Jump in Hourly Earnings is Key to US Jobs, while Canada adds 40k Full-Time Positions

The 201k rise in US non-farm payrolls edged above the median forecasts, but the 50k downward revision to the past two-months removes the gloss.   It is the first August report in seven years that the initial estimate was above the Bloomberg median.

The most important part of the report was the 0.4% jump in hourly earnings, lifting the year-over-year rate to a new cyclical high of 2.9%.  It will be seen as evidence that the labor market is tightening.  While there was no doubt that the Fed will hike rates later this month, today’s data is unlikely to get many investors to change their outlook for the December meeting.

It is disappointing that the participation rate fell to 62.7%, matching the lows since mid-2016.  The 0.2% decline, however, helped prevent a decline in the unemployment rate.  It was steady at 3.9%, but the under-employment rate eased to a new cyclical low of 7.4%.  This also reinforces the sense that full employment is near.

Canada also reported August jobs data.  It was a mixed report.  The headline loss of 51.6k jobs is deceiving.  Canada actually added 40k full-time positions after losing 28k in July.  The country lost 92k part-time positions after gaining 82k in July.  However, it is less constructive that the participation rate slipped (to 65.3% from 65.4%) and helping lift the unemployment rate (6.0% from 5.85).  Also, hourly earnings growth for permanent workers slowed to 2.6% (from 3.0%), which is the slowest since last October.  The data is unlikely to turn market opinion away from expecting a hike next month.

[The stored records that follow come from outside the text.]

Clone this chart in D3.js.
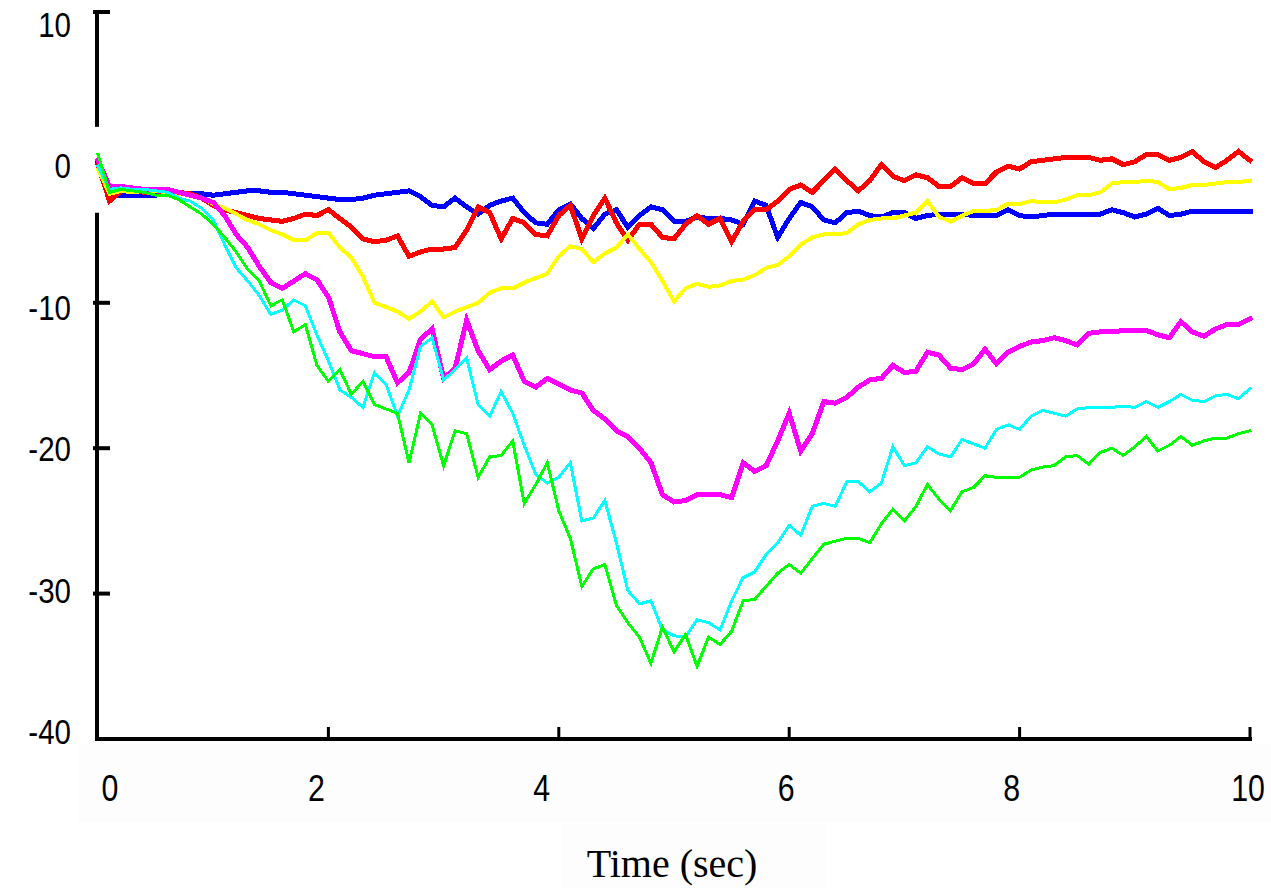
<!DOCTYPE html>
<html>
<head>
<meta charset="utf-8">
<script src="https://cdn.jsdelivr.net/npm/d3@7"></script>
<style>
  html, body { margin: 0; padding: 0; background: #ffffff; }
  svg { display: block; }
</style>
</head>
<body>
<svg id="chart" width="1271" height="888"></svg>
<script>
// ---------------- DATA ----------------
const time = d3.range(0, 101).map(i => +(i * 0.1).toFixed(1));

const xTicks = [0, 2, 4, 6, 8, 10];
const yTicks = [10, 0, -10, -20, -30, -40];
const xTickLabels = ["0", "2", "4", "6", "8", "10"];
const yTickLabels = ["10", "0", "-10", "-20", "-30", "-40"];
const xTitle = "Time (sec)";

const blue = [
 -0.4,-2.6,-2.6,-2.6,-2.6,-2.6,-2.5,-2.5,-2.5,-2.5,
 -2.6,-2.5,-2.4,-2.3,-2.3,-2.4,-2.4,-2.5,-2.6,-2.7,
 -2.8,-2.9,-2.9,-2.8,-2.6,-2.5,-2.4,-2.3,-2.7,-3.3,
 -3.4,-2.8,-3.4,-3.9,-3.3,-3.0,-2.8,-3.8,-4.5,-4.6,
 -3.6,-3.2,-4.2,-4.9,-3.9,-3.6,-4.8,-4.0,-3.4,-3.6,
 -4.4,-4.4,-4.1,-4.2,-4.2,-4.3,-4.6,-3.0,-3.3,-5.5,
 -4.2,-3.1,-3.4,-4.3,-4.5,-3.8,-3.7,-4.0,-4.1,-3.8,
 -3.8,-4.2,-4.0,-3.9,-3.9,-3.9,-4.0,-4.0,-4.0,-3.6,
 -4.0,-4.1,-4.0,-3.9,-3.9,-3.9,-3.9,-3.9,-3.6,-3.8,
 -4.1,-3.9,-3.5,-4.0,-3.9,-3.7,-3.7,-3.7,-3.7,-3.7,
 -3.7];

const red = [
 -0.5,-3.0,-2.3,-2.3,-2.4,-2.3,-2.4,-2.4,-2.5,-2.8,
 -3.3,-3.6,-3.8,-4.0,-4.2,-4.3,-4.4,-4.2,-3.9,-4.0,
 -3.6,-4.2,-4.8,-5.6,-5.8,-5.7,-5.4,-6.8,-6.5,-6.3,
 -6.3,-6.2,-5.0,-3.4,-3.8,-5.6,-4.2,-4.5,-5.3,-5.4,
 -4.0,-3.3,-5.6,-4.0,-2.8,-4.5,-5.7,-4.6,-4.6,-5.5,
 -5.6,-4.6,-4.0,-4.6,-4.2,-5.8,-4.4,-3.6,-3.6,-3.0,
 -2.2,-1.9,-2.4,-1.6,-0.8,-1.6,-2.3,-1.6,-0.5,-1.3,
 -1.6,-1.2,-1.4,-2.0,-2.0,-1.4,-1.8,-1.8,-1.0,-0.6,
 -0.8,-0.3,-0.2,-0.1,0.0,0.0,0.0,-0.2,-0.1,-0.5,
 -0.3,0.2,0.2,-0.2,0.0,0.4,-0.3,-0.7,-0.2,0.4,
 -0.2];

const yellow = [
 -0.8,-2.5,-2.3,-2.4,-2.3,-2.3,-2.4,-2.5,-2.6,-2.8,
 -3.2,-3.5,-3.9,-4.3,-4.6,-5.0,-5.3,-5.7,-5.7,-5.2,
 -5.2,-6.2,-6.9,-8.2,-10.0,-10.3,-10.6,-11.1,-10.6,-9.9,
 -11.0,-10.6,-10.3,-10.0,-9.3,-9.0,-9.0,-8.6,-8.3,-8.0,
 -6.8,-6.1,-6.3,-7.2,-6.6,-6.2,-5.3,-6.3,-7.2,-8.5,
 -9.9,-9.0,-8.7,-8.9,-8.8,-8.5,-8.4,-8.1,-7.6,-7.4,
 -6.8,-6.0,-5.5,-5.3,-5.3,-5.2,-4.6,-4.3,-4.2,-4.2,
 -4.0,-3.8,-3.0,-4.1,-4.4,-4.0,-3.7,-3.7,-3.6,-3.2,
 -3.2,-3.0,-3.1,-3.1,-2.9,-2.6,-2.6,-2.4,-1.8,-1.7,
 -1.7,-1.6,-1.7,-2.2,-2.1,-1.9,-1.9,-1.8,-1.7,-1.7,
 -1.6];

const magenta = [
 -0.2,-2.0,-2.0,-2.1,-2.2,-2.2,-2.2,-2.4,-2.6,-2.8,
 -3.1,-4.0,-5.3,-6.2,-7.5,-8.6,-9.0,-8.5,-8.0,-8.4,
 -9.6,-12.0,-13.3,-13.5,-13.7,-13.7,-15.5,-14.8,-12.5,-11.8,
 -15.2,-14.5,-11.2,-13.3,-14.6,-14.0,-13.6,-15.4,-15.8,-15.2,
 -15.6,-16.0,-16.2,-17.4,-18.0,-18.8,-19.2,-20.0,-21.0,-23.2,
 -23.7,-23.6,-23.2,-23.2,-23.2,-23.4,-21.0,-21.6,-21.2,-19.5,
 -17.6,-20.2,-19.0,-16.8,-16.9,-16.5,-15.8,-15.3,-15.2,-14.3,
 -14.8,-14.7,-13.4,-13.6,-14.5,-14.6,-14.2,-13.2,-14.2,-13.4,
 -13.0,-12.7,-12.6,-12.4,-12.6,-12.9,-12.1,-12.0,-12.0,-11.9,
 -11.9,-11.9,-12.2,-12.4,-11.3,-12.0,-12.3,-11.8,-11.5,-11.5,
 -11.1];

const cyan = [
 -0.6,-2.2,-2.1,-2.2,-2.2,-2.3,-2.4,-2.8,-3.0,-3.5,
 -4.3,-6.0,-7.6,-8.5,-9.5,-10.8,-10.5,-9.8,-10.2,-12.2,
 -14.0,-16.0,-16.5,-17.2,-14.8,-15.6,-17.8,-16.0,-13.0,-12.4,
 -15.3,-14.6,-13.8,-17.0,-17.8,-16.1,-17.6,-19.8,-21.8,-22.4,
 -22.0,-21.0,-25.0,-24.8,-23.6,-26.5,-29.8,-30.7,-30.5,-32.5,
 -32.9,-33.0,-31.8,-32.0,-32.5,-30.5,-28.9,-28.5,-27.3,-26.5,
 -25.3,-26.0,-24.0,-23.8,-24.0,-22.3,-22.3,-23.0,-22.4,-19.9,
 -21.2,-21.0,-19.9,-20.4,-20.6,-19.4,-19.7,-20.0,-18.7,-18.4,
 -18.7,-17.8,-17.4,-17.6,-17.8,-17.3,-17.2,-17.2,-17.2,-17.1,
 -17.2,-16.8,-17.2,-16.8,-16.3,-16.7,-16.8,-16.4,-16.3,-16.6,
 -15.9];

const green = [
 0.2,-2.4,-2.2,-2.3,-2.4,-2.6,-2.6,-2.9,-3.4,-3.9,
 -4.6,-5.5,-6.5,-7.7,-8.5,-10.2,-9.8,-12.0,-11.5,-14.3,
 -15.4,-14.6,-16.3,-15.4,-17.0,-17.3,-17.6,-21.0,-17.6,-18.4,
 -21.2,-18.8,-19.0,-22.0,-20.6,-20.5,-19.5,-23.8,-22.5,-21.0,
 -24.3,-26.2,-29.5,-28.3,-28.0,-30.8,-32.0,-33.0,-34.8,-32.3,
 -34.0,-32.8,-35.0,-33.0,-33.5,-32.6,-30.5,-30.4,-29.5,-28.6,
 -28.0,-28.6,-27.6,-26.6,-26.4,-26.2,-26.2,-26.5,-25.2,-24.2,
 -25.0,-24.0,-22.5,-23.5,-24.3,-23.0,-22.7,-21.9,-22.0,-22.0,
 -22.0,-21.5,-21.3,-21.2,-20.6,-20.5,-21.1,-20.3,-20.0,-20.5,
 -19.9,-19.2,-20.2,-19.8,-19.2,-19.8,-19.5,-19.3,-19.3,-19.0,
 -18.8];

const seriesNames = ["blue", "red", "yellow", "magenta", "cyan", "green"];
const seriesValues = [blue, red, yellow, magenta, cyan, green];

// ---------------- STYLE ----------------
const colors = {blue: "#0000ff", red: "#ff0000", yellow: "#ffff00",
                magenta: "#ff00ff", cyan: "#00ffff", green: "#00ff00"};
const widths = {blue: 5, red: 5, yellow: 4, magenta: 5, cyan: 3, green: 3};

const svg = d3.select("#chart");

// faint label backgrounds seen in the picture
svg.append("rect").attr("x", 78).attr("y", 744).attr("width", 1193).attr("height", 78).attr("fill", "#fdfdfd");
svg.append("rect").attr("x", 561).attr("y", 824).attr("width", 266).attr("height", 64).attr("fill", "#fdfdfd");

const x = d3.scaleLinear().domain([0, 10]).range([98, 1250]);
const y = d3.scaleLinear().domain([-40, 10]).range([739, 12]);
const yLabel = d3.scaleLinear().domain([-40, 10]).range([744, 37]);
const xLabelNudge = {0: 12, 2: -12, 4: -17, 6: -3, 8: -8, 10: -2};

// ---------------- SERIES ----------------
const line = d3.line().x((d, i) => x(time[i])).y(d => y(d));
const gLines = svg.append("g");
seriesNames.forEach((name, k) => {
  gLines.append("path")
    .datum(seriesValues[k])
    .attr("d", line)
    .attr("fill", "none")
    .attr("stroke", colors[name])
    .attr("stroke-width", widths[name])
    .attr("stroke-linejoin", "miter")
    .attr("stroke-linecap", "square")
    .attr("shape-rendering", "crispEdges");
});

// ---------------- AXES ----------------
const axisG = svg.append("g");
const gap = [2.1, -3.8];
axisG.append("line").attr("x1", 97).attr("x2", 97).attr("y1", y(10)).attr("y2", y(gap[0]))
  .attr("stroke", "#000").attr("stroke-width", 4);
axisG.append("line").attr("x1", 97).attr("x2", 97).attr("y1", y(gap[1])).attr("y2", y(-40) + 2)
  .attr("stroke", "#000").attr("stroke-width", 4);
axisG.append("line").attr("x1", 95).attr("x2", x(10) + 2).attr("y1", y(-40)).attr("y2", y(-40))
  .attr("stroke", "#000").attr("stroke-width", 4);

axisG.selectAll(".ytick").data(yTicks.filter(v => v !== 0 && v !== -40)).enter()
  .append("line")
  .attr("x1", 93).attr("x2", 110)
  .attr("y1", d => y(d)).attr("y2", d => y(d))
  .attr("stroke", "#000").attr("stroke-width", 4);

axisG.selectAll(".xtick").data(xTicks.filter(v => v !== 0)).enter()
  .append("line")
  .attr("x1", d => x(d)).attr("x2", d => x(d))
  .attr("y1", y(-40)).attr("y2", y(-40) - 12)
  .attr("stroke", "#000").attr("stroke-width", 3);

const labelFont = "'Liberation Sans', Arial, sans-serif";
const narrow = 0.82;

axisG.selectAll(".ylab").data(yTicks).enter()
  .append("text")
  .attr("transform", d => `translate(71,${yLabel(d)}) scale(${narrow},1)`)
  .attr("text-anchor", "end")
  .attr("font-family", labelFont)
  .attr("font-size", 36)
  .attr("fill", "#000")
  .text((d, i) => yTickLabels[i]);

axisG.selectAll(".xlab").data(xTicks).enter()
  .append("text")
  .attr("transform", d => `translate(${x(d) + xLabelNudge[d]},801) scale(${narrow},1)`)
  .attr("text-anchor", "middle")
  .attr("font-family", labelFont)
  .attr("font-size", 37)
  .attr("fill", "#000")
  .text((d, i) => xTickLabels[i]);

svg.append("text")
  .attr("x", 672).attr("y", 877)
  .attr("text-anchor", "middle")
  .attr("font-family", "'Liberation Serif', 'Times New Roman', serif")
  .attr("font-size", 40)
  .attr("fill", "#000")
  .text(xTitle);
</script>
</body>
</html>
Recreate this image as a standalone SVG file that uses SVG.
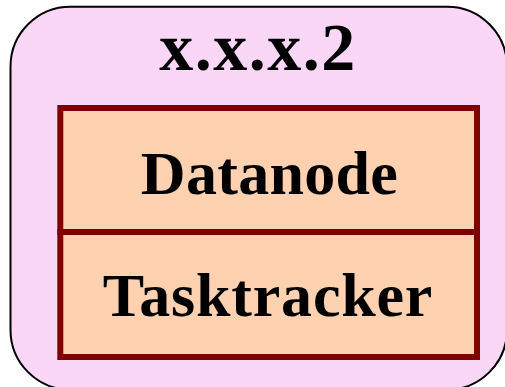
<svg xmlns="http://www.w3.org/2000/svg" width="505" height="387" viewBox="0 0 505 387">
<style>
.outer{fill:#FBD7F7;stroke:#000;stroke-width:2}
.box{fill:#FED2B0;stroke:#800000;stroke-width:6}
.t{font-family:"Liberation Serif","Times New Roman",serif;font-weight:bold;fill:#000;text-anchor:middle}
</style>
<rect width="505" height="387" fill="#fff"/>
<g id="host">
<rect class="outer" x="10.5" y="6.7" width="496.5" height="383" rx="60" ry="60"/>
<text class="t" x="258" y="70" font-size="68" letter-spacing="1.5">x.x.x.2</text>
</g>
<g id="datanode">
<rect class="box" x="60.3" y="108" width="416.7" height="124"/>
<text class="t" x="269.5" y="194" font-size="62" letter-spacing="0.3">Datanode</text>
</g>
<g id="tasktracker">
<rect class="box" x="60.3" y="232" width="416.7" height="125"/>
<text class="t" x="268" y="315.5" font-size="62" letter-spacing="0.8">Tasktracker</text>
</g>
<g id="connectors"></g>
</svg>
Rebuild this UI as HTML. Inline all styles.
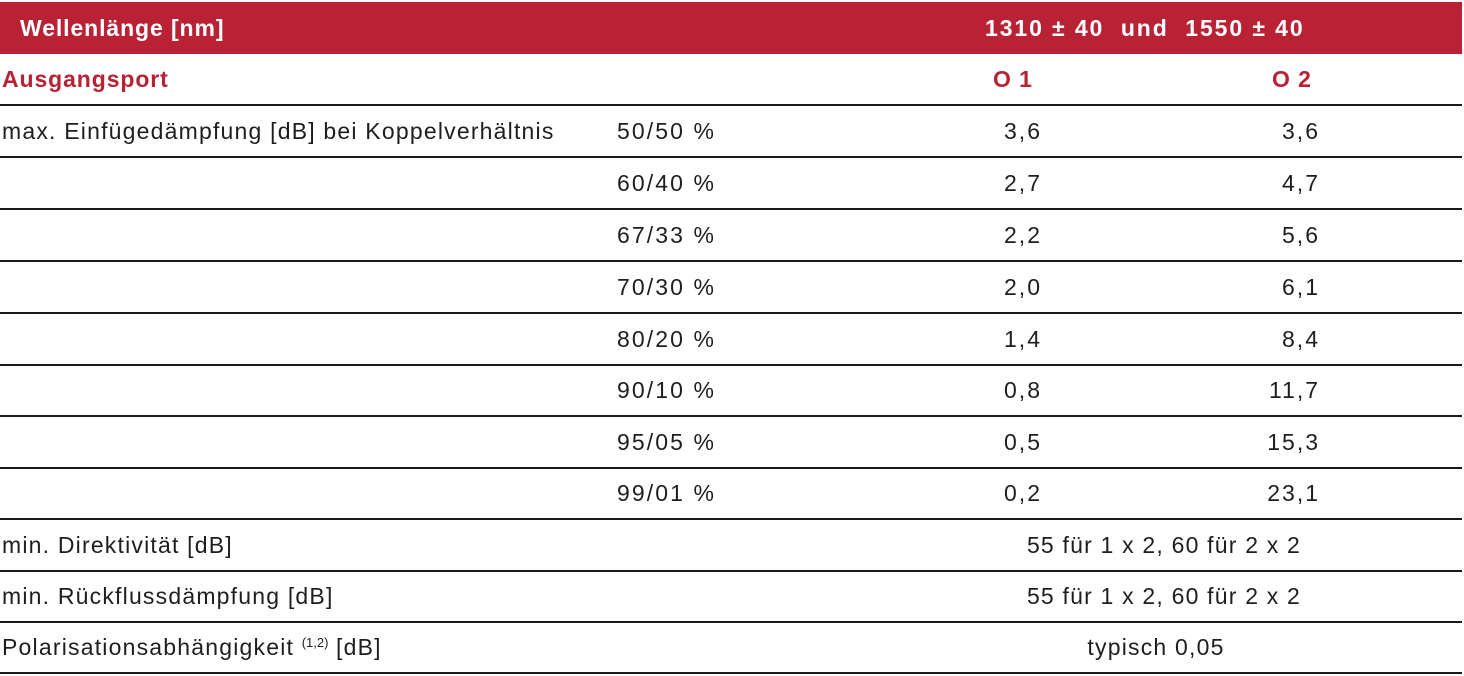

The US dollar broadly strengthened in response to the data and the entire coupon curve rose 3-4 bp.  The week’s low for the euro was set near $1.1530, and this is an important technical area.  Remember there are several billion euro in options struck at $1.15 that are expiring over the next few sessions.  The dollar is poking through JPY111.00, retracing the knee-jerk rally on the threat that it will move into the US trade cross-hairs.  Sterling is holding in better as the change of tone we have been detecting toward Brexit may be spurring some short-covering.  The Swedish krona is doing the best as positions are adjusted ahead of Sunday’s election.  The strength of the US dollar is proving too much for the Canadian dollar.  The market does not appear to have given up a proper run through CAD1.3200.